May 27, 2013 13:48 GMT  ·  By

While the future of the Kepler space telescope is still up in the air, so to speak, the data it amassed so far has already proven invaluable to scientists.

Kepler is designed to discover extrasolar planets in bulk by staring at a portion of the sky and scanning for minute variations in the light of the star, as seen by the telescope.

Several hundreds of planets and planet candidates have been discovered so far. But one of the latest planets uncovered by Kepler is unique, not because of any of its properties, but because of how it was discovered.

Normally, Kepler records a small reduction in the amount of light from a star as a planet passes in front of it, obscuring a portion of the celestial body.

But scientists have now used the relativistic effects of gravity to discover Kepler-76b, which has been called Einstein's planet based on how it was found.

Scientists used three ways in which the light coming from a star is altered by planets around it.

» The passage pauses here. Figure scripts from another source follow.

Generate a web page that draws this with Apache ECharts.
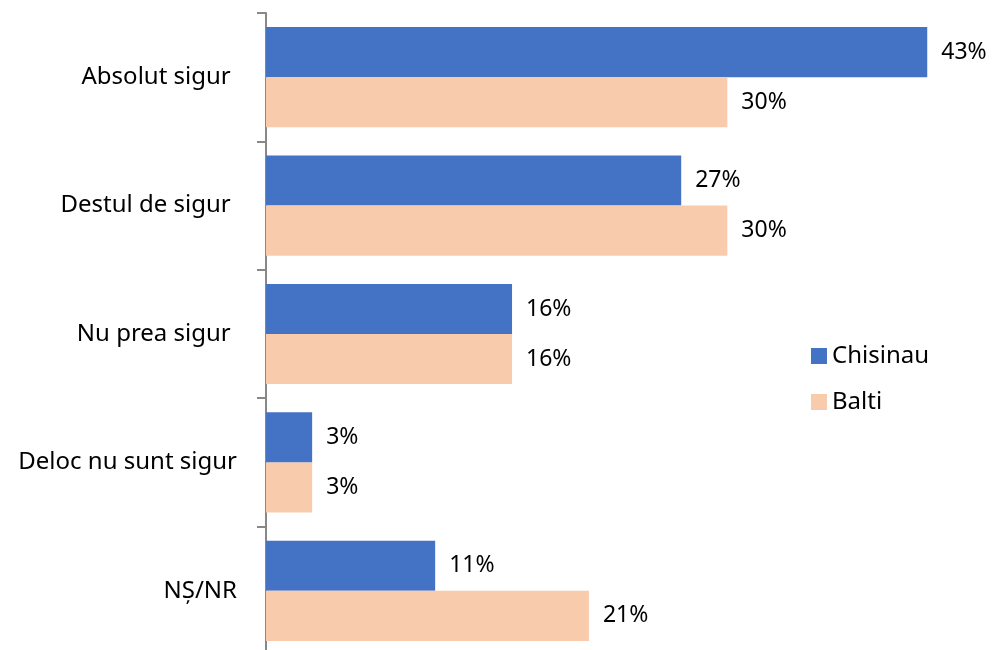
<!DOCTYPE html>
<html>
<head>
<meta charset="utf-8">
<script src="https://cdn.jsdelivr.net/npm/echarts@6/dist/echarts.min.js"></script>
<style>
  html, body { margin: 0; padding: 0; background: #fff; }
  #chart { width: 995px; height: 650px; }
</style>
</head>
<body>
<div id="chart"></div>
<script>
// categories (top to bottom)
var categories = ['Absolut sigur ', 'Destul de sigur ', 'Nu prea sigur ', 'Deloc nu sunt sigur', 'NȘ/NR'];
var chisinau = [43, 27, 16, 3, 11];
var balti = [30, 30, 16, 3, 21];

var chart = echarts.init(document.getElementById('chart'));
var font = 'Noto Sans';

var labelCfg = {
  show: true,
  position: 'right',
  distance: 14,
  color: '#000',
  fontFamily: font,
  fontSize: 23,
  formatter: '{c}%'
};

var option = {
  backgroundColor: '#fff',
  animation: false,
  grid: { left: 266, top: 13, width: 692, height: 642, outerBoundsMode: 'none', containLabel: false },
  legend: {
    orient: 'vertical',
    left: 806,
    top: 339,
    itemWidth: 16,
    itemHeight: 16,
    itemGap: 22,
    icon: 'rect',
    textStyle: { fontFamily: font, fontSize: 24, color: '#000' },
    data: ['Chisinau', 'Balti']
  },
  xAxis: {
    type: 'value',
    min: 0,
    max: 45,
    show: false
  },
  yAxis: {
    type: 'category',
    inverse: true,
    data: categories,
    axisLine: { lineStyle: { color: '#888', width: 2 } },
    axisTick: { show: true, length: 9, lineStyle: { color: '#888', width: 2 } },
    axisLabel: { margin: 29, color: '#000', fontFamily: font, fontSize: 24 }
  },
  series: [
    {
      name: 'Chisinau',
      type: 'bar',
      data: chisinau,
      barGap: '0%',
      barCategoryGap: '22%',
      itemStyle: { color: '#4472C4' },
      label: labelCfg
    },
    {
      name: 'Balti',
      type: 'bar',
      data: balti,
      itemStyle: { color: '#F8CBAD' },
      label: labelCfg
    }
  ]
};

chart.setOption(option);
</script>
</body>
</html>
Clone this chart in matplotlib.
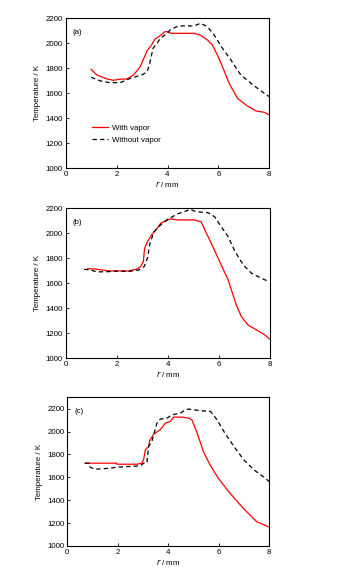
import matplotlib
matplotlib.use("Agg")
import matplotlib.pyplot as plt

plt.rcParams['font.family'] = ['Liberation Sans', 'DejaVu Sans']

# Panel (a)
a_with_r = [1.0, 1.22, 1.62, 1.88, 2.08, 2.41, 2.67, 2.93, 3.04, 3.2, 3.39, 3.5, 3.7, 3.9, 4.0, 4.12, 5.04, 5.3, 5.57, 5.76, 5.96, 6.16, 6.42, 6.75, 7.08, 7.47, 7.8, 8.0]
a_with_T = [1792, 1747, 1715, 1704, 1712, 1715, 1747, 1813, 1867, 1941, 1992, 2032, 2059, 2093, 2093, 2080, 2080, 2064, 2027, 1987, 1907, 1813, 1680, 1560, 1507, 1459, 1448, 1427]
a_wo_r = [1.0, 1.36, 1.75, 2.14, 2.54, 3.0, 3.2, 3.29, 3.43, 3.59, 3.72, 3.99, 4.12, 4.45, 5.04, 5.3, 5.57, 5.83, 6.16, 6.49, 6.88, 7.41, 7.8, 8.0]
a_wo_T = [1728, 1699, 1685, 1685, 1720, 1747, 1773, 1827, 1960, 2000, 2040, 2080, 2112, 2139, 2139, 2160, 2133, 2067, 1960, 1867, 1747, 1659, 1600, 1573]

# Panel (b)
b_with_r = [0.86, 1.09, 1.42, 1.68, 2.14, 2.47, 2.8, 2.93, 3.04, 3.07, 3.09, 3.2, 3.36, 3.53, 3.72, 3.99, 4.12, 4.38, 4.91, 5.04, 5.3, 5.5, 5.76, 6.03, 6.36, 6.68, 6.88, 7.14, 7.47, 7.8, 8.0]
b_with_T = [1717, 1715, 1707, 1699, 1699, 1699, 1715, 1733, 1773, 1840, 1880, 1933, 1987, 2027, 2080, 2107, 2115, 2107, 2107, 2107, 2093, 2005, 1893, 1773, 1627, 1427, 1333, 1267, 1227, 1187, 1152]
b_wo_r = [0.72, 0.96, 1.22, 1.62, 2.14, 2.41, 2.87, 3.07, 3.2, 3.3, 3.46, 3.72, 3.99, 4.38, 4.64, 4.88, 5.1, 5.57, 5.83, 6.09, 6.36, 6.62, 6.95, 7.28, 7.54, 7.87]
b_wo_T = [1712, 1707, 1691, 1693, 1699, 1693, 1707, 1733, 1800, 1920, 2013, 2067, 2112, 2155, 2173, 2192, 2173, 2165, 2133, 2053, 1973, 1859, 1747, 1680, 1653, 1621]

# Panel (c)
c_with_r = [0.7, 1.96, 1.96, 2.75, 2.95, 3.02, 3.09, 3.22, 3.26, 3.42, 3.68, 3.88, 4.08, 4.21, 4.54, 4.81, 4.93, 5.12, 5.39, 5.65, 5.98, 6.44, 6.97, 7.5, 8.0]
c_with_T = [1724, 1724, 1715, 1715, 1724, 1753, 1841, 1870, 1920, 1978, 2016, 2074, 2089, 2127, 2127, 2118, 2104, 2001, 1826, 1710, 1593, 1462, 1330, 1213, 1165]
c_wo_r = [0.7, 0.87, 0.9, 1.1, 1.7, 1.96, 2.89, 3.02, 3.15, 3.22, 3.35, 3.55, 3.68, 3.95, 4.15, 4.48, 4.68, 4.81, 5.27, 5.67, 5.93, 6.2, 6.6, 6.99, 7.39, 7.79, 7.99]
c_wo_T = [1724, 1724, 1689, 1671, 1680, 1689, 1701, 1724, 1724, 1870, 1914, 2074, 2109, 2118, 2147, 2162, 2191, 2197, 2183, 2177, 2104, 2001, 1870, 1753, 1666, 1601, 1564]

panel_labels = ["(a)", "(b)", "(c)"]
yticks = [1000, 1200, 1400, 1600, 1800, 2000, 2200]
xticks = [0, 2, 4, 6, 8]
ylims = [(1000, 2200), (1000, 2200), (1000, 2300)]

W, H = 358, 574
fig = plt.figure(figsize=(W / 100, H / 100), dpi=100)

# axes boxes in pixels: left, right, top, bottom
boxes = [(65.7, 269.3, 18.3, 168.3), (65.7, 270.0, 208.3, 358.3), (67.3, 269.3, 397.3, 546.0)]
data = [(a_with_r, a_with_T, a_wo_r, a_wo_T),
        (b_with_r, b_with_T, b_wo_r, b_wo_T),
        (c_with_r, c_with_T, c_wo_r, c_wo_T)]

fs = 5.7
for i, (box, d) in enumerate(zip(boxes, data)):
    l, r, t, b = box
    ax = fig.add_axes([l / W, 1 - b / H, (r - l) / W, (b - t) / H])
    wr, wT, nr, nT = d
    ax.plot(wr, wT, color='red', lw=0.9, label='With vapor')
    ax.plot(nr, nT, color='black', lw=0.9, ls=(0, (3.5, 2.5)), label='Without vapor')
    ax.set_xlim(0, 8)
    ax.set_ylim(*ylims[i])
    ax.set_xticks(xticks)
    ax.set_yticks(yticks)
    ax.tick_params(direction='in', length=2.5, width=0.6, labelsize=fs, pad=2)
    for s in ax.spines.values():
        s.set_linewidth(0.8)
    ax.set_ylabel('Temperature / K', fontsize=fs, labelpad=3)
    ax.set_xlabel(r'$\it{r}$ / mm', fontsize=fs, labelpad=1)
    ax.text(0.035, 0.93, panel_labels[i], transform=ax.transAxes, fontsize=fs,
            ha='left', va='top')
    if i == 0:
        ax.legend(loc='lower left', bbox_to_anchor=(0.115, 0.14), frameon=False,
                  fontsize=fs, handlelength=2.0, handletextpad=0.5,
                  labelspacing=0.55, borderaxespad=0)

fig.savefig('out.png', dpi=100)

The first effect is called "beaming." Stars appear brighter when planets tug them very slightly closer to Earth and dimmer when the planets pull them away. The motion of the star pushes photons closer together, a very minute Doppler effect.

Planets also slightly distort the shape of a star, pulling it into a football shape. When the wider side is facing Earth (and Kepler), more light comes in.

Finally, some of the light is reflected off the planets, depending on their position around the planet, providing another variation.

By themselves, the effects are minute, but the combined effects give astronomers a new method of discovering planets.

This new method has the advantage that planets don't have to pass directly in front of their stars to be detected by Kepler. However, Kepler-76b actually grazes by the star it orbits.

The disadvantage is that, with current technology, the method is only useful for large planets, much bigger than Earth.